Short exercise:
Gather all lines in the data that hold the string "with".

Provided records:
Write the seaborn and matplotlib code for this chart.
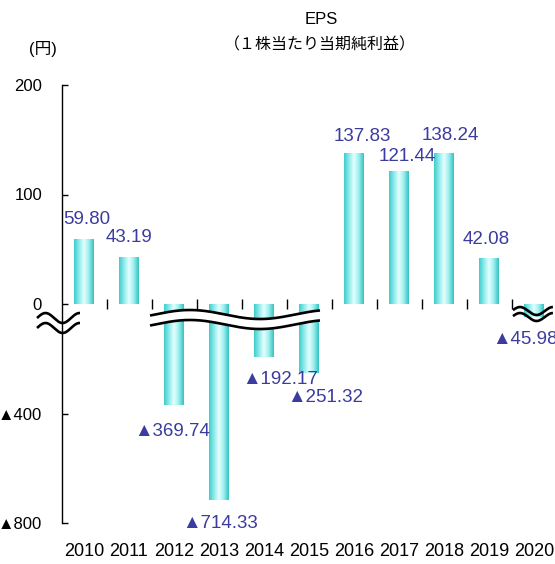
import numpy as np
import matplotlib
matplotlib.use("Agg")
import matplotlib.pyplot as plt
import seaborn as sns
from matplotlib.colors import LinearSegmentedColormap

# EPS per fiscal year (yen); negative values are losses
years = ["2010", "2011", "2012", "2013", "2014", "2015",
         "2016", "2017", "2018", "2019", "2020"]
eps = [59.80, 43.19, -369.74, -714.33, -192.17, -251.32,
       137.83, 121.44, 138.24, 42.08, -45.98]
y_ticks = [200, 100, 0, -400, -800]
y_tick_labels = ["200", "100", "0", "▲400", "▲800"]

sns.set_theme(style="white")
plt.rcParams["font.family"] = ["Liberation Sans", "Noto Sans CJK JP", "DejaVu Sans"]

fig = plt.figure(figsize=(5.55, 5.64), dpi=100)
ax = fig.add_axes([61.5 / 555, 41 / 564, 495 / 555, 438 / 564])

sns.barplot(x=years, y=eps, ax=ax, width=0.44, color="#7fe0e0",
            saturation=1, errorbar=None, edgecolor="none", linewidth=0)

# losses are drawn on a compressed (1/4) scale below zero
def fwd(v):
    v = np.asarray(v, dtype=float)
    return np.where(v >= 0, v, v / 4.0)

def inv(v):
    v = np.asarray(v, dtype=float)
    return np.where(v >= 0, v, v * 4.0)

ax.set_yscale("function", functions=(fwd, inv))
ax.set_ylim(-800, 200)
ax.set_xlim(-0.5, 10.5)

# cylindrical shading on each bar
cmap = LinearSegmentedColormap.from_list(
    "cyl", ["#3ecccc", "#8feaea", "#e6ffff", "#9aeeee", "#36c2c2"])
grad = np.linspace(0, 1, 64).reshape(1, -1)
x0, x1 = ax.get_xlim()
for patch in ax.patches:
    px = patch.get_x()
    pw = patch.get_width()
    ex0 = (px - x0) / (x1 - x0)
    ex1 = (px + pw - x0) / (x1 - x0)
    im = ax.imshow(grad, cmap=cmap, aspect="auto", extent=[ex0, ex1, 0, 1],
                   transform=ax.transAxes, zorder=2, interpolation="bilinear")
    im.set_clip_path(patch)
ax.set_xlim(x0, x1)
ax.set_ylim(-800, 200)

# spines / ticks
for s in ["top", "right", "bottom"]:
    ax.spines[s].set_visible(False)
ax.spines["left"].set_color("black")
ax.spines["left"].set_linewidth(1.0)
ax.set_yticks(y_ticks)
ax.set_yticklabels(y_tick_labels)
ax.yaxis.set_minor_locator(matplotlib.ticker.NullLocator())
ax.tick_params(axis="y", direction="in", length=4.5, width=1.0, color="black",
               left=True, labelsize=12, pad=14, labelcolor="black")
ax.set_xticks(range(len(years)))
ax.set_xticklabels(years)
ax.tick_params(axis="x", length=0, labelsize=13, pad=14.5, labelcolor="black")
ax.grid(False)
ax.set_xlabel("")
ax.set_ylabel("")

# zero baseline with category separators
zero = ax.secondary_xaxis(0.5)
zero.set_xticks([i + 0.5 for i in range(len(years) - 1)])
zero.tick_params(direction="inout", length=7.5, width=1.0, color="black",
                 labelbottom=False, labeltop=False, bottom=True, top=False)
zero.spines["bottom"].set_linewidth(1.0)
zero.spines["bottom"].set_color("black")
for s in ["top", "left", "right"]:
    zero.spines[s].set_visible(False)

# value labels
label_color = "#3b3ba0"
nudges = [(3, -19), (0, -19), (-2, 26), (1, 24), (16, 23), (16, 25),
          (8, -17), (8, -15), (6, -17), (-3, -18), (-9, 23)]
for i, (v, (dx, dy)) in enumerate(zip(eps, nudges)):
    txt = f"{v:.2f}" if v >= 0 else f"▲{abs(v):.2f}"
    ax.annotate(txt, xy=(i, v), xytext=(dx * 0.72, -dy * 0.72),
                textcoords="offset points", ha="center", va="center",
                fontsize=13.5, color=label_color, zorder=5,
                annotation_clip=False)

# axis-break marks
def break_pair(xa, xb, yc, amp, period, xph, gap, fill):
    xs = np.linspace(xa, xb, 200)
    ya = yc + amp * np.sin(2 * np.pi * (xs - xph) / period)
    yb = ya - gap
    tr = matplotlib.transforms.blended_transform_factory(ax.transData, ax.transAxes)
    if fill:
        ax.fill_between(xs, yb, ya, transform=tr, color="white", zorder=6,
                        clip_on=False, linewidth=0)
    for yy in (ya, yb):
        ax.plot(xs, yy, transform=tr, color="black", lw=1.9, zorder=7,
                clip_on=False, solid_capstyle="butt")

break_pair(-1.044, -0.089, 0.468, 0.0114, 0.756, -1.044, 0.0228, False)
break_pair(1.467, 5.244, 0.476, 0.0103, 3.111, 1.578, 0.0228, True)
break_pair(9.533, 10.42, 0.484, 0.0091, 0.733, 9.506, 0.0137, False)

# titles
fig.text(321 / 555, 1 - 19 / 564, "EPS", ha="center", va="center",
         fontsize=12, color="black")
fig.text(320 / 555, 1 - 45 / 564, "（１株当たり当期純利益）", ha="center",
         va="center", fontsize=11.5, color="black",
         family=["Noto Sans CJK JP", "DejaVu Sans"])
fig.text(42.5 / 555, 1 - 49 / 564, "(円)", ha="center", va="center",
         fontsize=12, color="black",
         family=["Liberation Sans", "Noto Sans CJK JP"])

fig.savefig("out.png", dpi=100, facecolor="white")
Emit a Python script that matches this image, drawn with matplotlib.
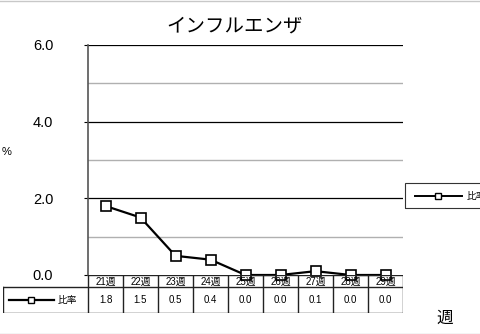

Output:
# zero baseline with category separators
Emit a Python script that matches this image, drawn with matplotlib.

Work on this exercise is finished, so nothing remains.